The Taoiseach, Mr Ahern, has urged parties to the peace process not to rush to judgment over the police raids on Sinn Féin's Belfast offices at the weekend.
"It is not a time to be judgmental. It's a time, I think, for us to be fairly clear-sighted not just about the short term but about the longer term, and see how we can manage this," he said.
Speaking in Dublin ahead of his meeting with the Sinn Féin president, Mr Gerry Adams, Mr Ahern cited "an enormous amount of tensions around the process", adding the events of last week had "made life very difficult".
Asked would he call directly on the Ulster Unionist leader Mr David Trimble not to rush to judgement, Mr Ahern replied: "Well, I think, yes. I think everybody, we have to try to work a way through it, and we have to try and gather more information about precisely what happened. And as I said on Saturday and say it again, why such large numbers of the police force went in to collect two disks and a few papers?
"I understand people's concerns. I understand people's difficulties, and I understand what people are saying on all sides. What happened on Friday does heighten the tensions from different perspectives. I know it does for unionists and I know it does for Sinn Féin and, of course, creates difficulties for the SDLP."
Mr Ahern is due to meet representatives from the SDLP today and the British Prime Minister, Mr Tony Blair, tomorrow.

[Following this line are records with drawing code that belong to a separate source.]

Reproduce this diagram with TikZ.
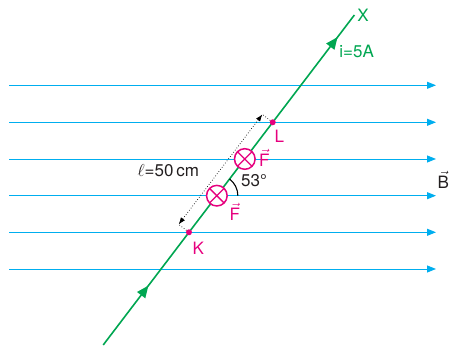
\documentclass[tikz,border=0pt]{standalone}
\usepackage{fontspec}
\setmainfont{TeX Gyre Heros}
\usetikzlibrary{arrows.meta,calc,decorations.markings}
\definecolor{fieldblue}{HTML}{00AEEF}
\definecolor{wiregreen}{HTML}{00A651}
\definecolor{pinkm}{HTML}{E6007E}
\definecolor{txt}{HTML}{231F20}
\newcommand\myvec[1]{\ensuremath{\vec{\hbox{#1}}}}
\begin{document}
\begin{tikzpicture}[x=1pt,y=1pt,
  fieldline/.style={fieldblue, line width=0.9pt, -{Triangle[length=9pt,width=7pt]}},
  wire/.style={wiregreen, line width=1.6pt},
  wirearrows/.style={postaction={decorate}, decoration={markings,
      mark=at position 0.18 with {\arrow{Triangle[length=12pt,width=10pt]}},
      mark=at position 0.933 with {\arrow{Triangle[length=12pt,width=10pt]}}}},
  lbl/.style={font=\fontsize{17}{20}\selectfont, inner sep=0pt},
  dotm/.style={circle, fill=pinkm, minimum size=6pt, inner sep=0pt},
  crossbox/.style={circle, draw=pinkm, fill=white, line width=1.5pt, minimum size=20.6pt, inner sep=0pt,
      path picture={\draw[pinkm, line width=1.3pt]
        (path picture bounding box.north west) -- (path picture bounding box.south east)
        (path picture bounding box.north east) -- (path picture bounding box.south west);}},
  dimline/.style={black, dotted, line width=0.7pt},
  dimtips/.style={{Latex[length=7pt,width=5pt]}-{Latex[length=7pt,width=5pt]}}
]
\useasboundingbox (0,0) rectangle (450,347);

% magnetic field lines
\foreach \yy [count=\i] in {261.7,224.7,188,151.3,114.7,78}{
  \coordinate (fs\i) at (9,\yy);
  \coordinate (fe\i) at (436,\yy);
  \draw[fieldline] (fs\i) -- (fe\i);
}

% wire
\coordinate (S) at (103.2,2);
\coordinate (E) at (354.4,332);
\draw[wire, wirearrows] (S) -- (E);

\coordinate (L) at ($(S)!0.67485!(E)$);
\coordinate (K) at ($(S)!0.34152!(E)$);
\coordinate (C1) at ($(S)!0.56364!(E)$);
\coordinate (C2) at ($(S)!0.45242!(E)$);

% angle arc
\draw[black, line width=1.1pt] ($(C2)+(21,0)$) arc[start angle=0, end angle=52.7, radius=21];

% dimension line
\coordinate (Lp) at ($(L)+(-10.34,7.87)$);
\coordinate (Kp) at ($(K)+(-10.34,7.87)$);
\draw[dimline, dimtips] (Kp) -- (Lp);

\node[dotm] (Ld) at (L) {};
\node[dotm] (Kd) at (K) {};
\draw[dimline] (Ld) -- (Lp);
\draw[dimline] (Kd) -- (Kp);

% force symbols
\node[crossbox] (c1) at (C1) {};
\node[crossbox] (c2) at (C2) {};

% labels
\node[lbl, pinkm, anchor=base west] (Fu) at (259,180.3) {\myvec{F}};
\node[lbl, pinkm, anchor=base west] (Fl) at (229.5,126.5) {\myvec{F}};
\node[lbl, txt, anchor=base west] (ang) at (241,160.3) {53°};
\node[lbl, txt, anchor=base] (len) at (168.3,170.3) {$\ell$=50\,cm};
\node[lbl, pinkm] (Ll) at (279.3,210.3) {L};
\node[lbl, pinkm] (Kl) at (198.3,98.7) {K};
\node[lbl, wiregreen] (Xl) at (363,332) {X};
\node[lbl, wiregreen] (il) at (356.7,295.3) {i=5A};
\node[lbl, txt, anchor=base west] (Bl) at (437.5,158.5) {\myvec{B}};
\end{tikzpicture}
\end{document}
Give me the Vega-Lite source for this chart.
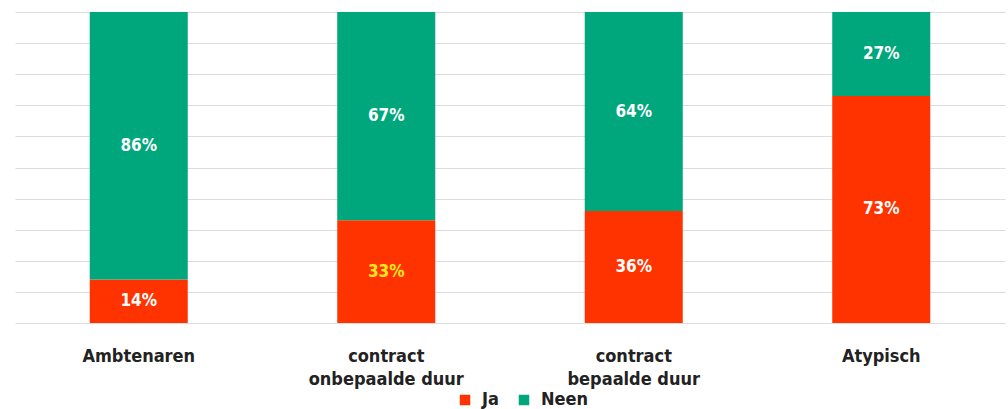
{
  "$schema": "https://vega.github.io/schema/vega-lite/v6.json",
  "width": 990,
  "height": 311,
  "autosize": {"type": "none"},
  "padding": {"left": 15, "top": 12, "right": 3, "bottom": 86},
  "background": "white",
  "config": {"view": {"stroke": null}, "font": "DejaVu Sans Condensed"},
  "data": {"values": [
    {"cat": "Ambtenaren", "ans": "Ja", "pct": 14},
    {"cat": "Ambtenaren", "ans": "Neen", "pct": 86},
    {"cat": "contract onbepaalde duur", "ans": "Ja", "pct": 33},
    {"cat": "contract onbepaalde duur", "ans": "Neen", "pct": 67},
    {"cat": "contract bepaalde duur", "ans": "Ja", "pct": 36},
    {"cat": "contract bepaalde duur", "ans": "Neen", "pct": 64},
    {"cat": "Atypisch", "ans": "Ja", "pct": 73},
    {"cat": "Atypisch", "ans": "Neen", "pct": 27}
  ]},
  "encoding": {
    "x": {"field": "cat", "type": "nominal", "sort": null,
      "scale": {"paddingInner": 0.604, "paddingOuter": 0.302},
      "axis": {"title": null, "domain": false, "ticks": false, "labelAngle": 0,
        "labelFont": "DejaVu Sans Condensed", "labelFontWeight": "bold", "labelFontSize": 18,
        "labelColor": "#222222", "labelPadding": 24, "labelLineHeight": 23,
        "labelExpr": "indexof(datum.value, 'contract ') == 0 ? ['contract', slice(datum.value, 9)] : datum.value"}}
  },
  "layer": [
    {
      "mark": {"type": "bar"},
      "encoding": {
        "y": {"field": "pct", "type": "quantitative", "stack": "zero",
          "scale": {"domain": [0, 100]},
          "axis": {"title": null, "labels": false, "ticks": false, "domain": false,
            "grid": true, "gridColor": "#dcdcdc", "gridWidth": 1.2, "values": [0,10,20,30,40,50,60,70,80,90,100]}},
        "order": {"field": "ans", "sort": "ascending"},
        "color": {"field": "ans", "type": "nominal",
          "scale": {"domain": ["Ja", "Neen"], "range": ["#FF3300", "#00A67C"]},
          "legend": {"title": null, "orient": "none", "direction": "horizontal",
            "legendX": 441, "legendY": 379, "symbolType": "square", "symbolSize": 110,
            "labelFont": "DejaVu Sans Condensed", "labelFontWeight": "bold", "labelFontSize": 18,
            "labelColor": "#222222", "columnPadding": 16, "labelOffset": 8}}
      }
    },
    {
      "transform": [
        {"stack": "pct", "groupby": ["cat"], "sort": [{"field": "ans", "order": "ascending"}], "as": ["y0", "y1"]},
        {"calculate": "(datum.y0 + datum.y1) / 2", "as": "ymid"},
        {"calculate": "datum.pct + '%'", "as": "lbl"}
      ],
      "mark": {"type": "text", "font": "DejaVu Sans Condensed", "fontWeight": "bold", "fontSize": 17, "baseline": "middle"},
      "encoding": {
        "y": {"field": "ymid", "type": "quantitative", "scale": {"domain": [0, 100]},
          "axis": {"title": null, "labels": false, "ticks": false, "domain": false,
            "grid": true, "gridColor": "#dcdcdc", "gridWidth": 1.2, "values": [0,10,20,30,40,50,60,70,80,90,100]}},
        "text": {"field": "lbl"},
        "color": {"condition": {"test": "datum.cat == 'contract onbepaalde duur' && datum.ans == 'Ja'", "value": "#F4E71B"}, "value": "white"}
      }
    }
  ]
}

He noted: "The real message in the meetings in the next few days is just how we can manage this. It is difficult. There are problems. It's no good anyone denying that. There are a lot of tensions. But we have to try to handle them and manage them as always."
Of the threat to the North's political institutions, Mr Ahern said: "Clearly, I do not want to see the institutions suspended because you recall all of the difficulties and problems and time it took us to get them up and working. So we have to be very careful about doing anything that then you have to pick it all back up again." Mr Ahern reiterated his desire to see the IRA disband, saying "I still think that ultimately is the way that it has to go."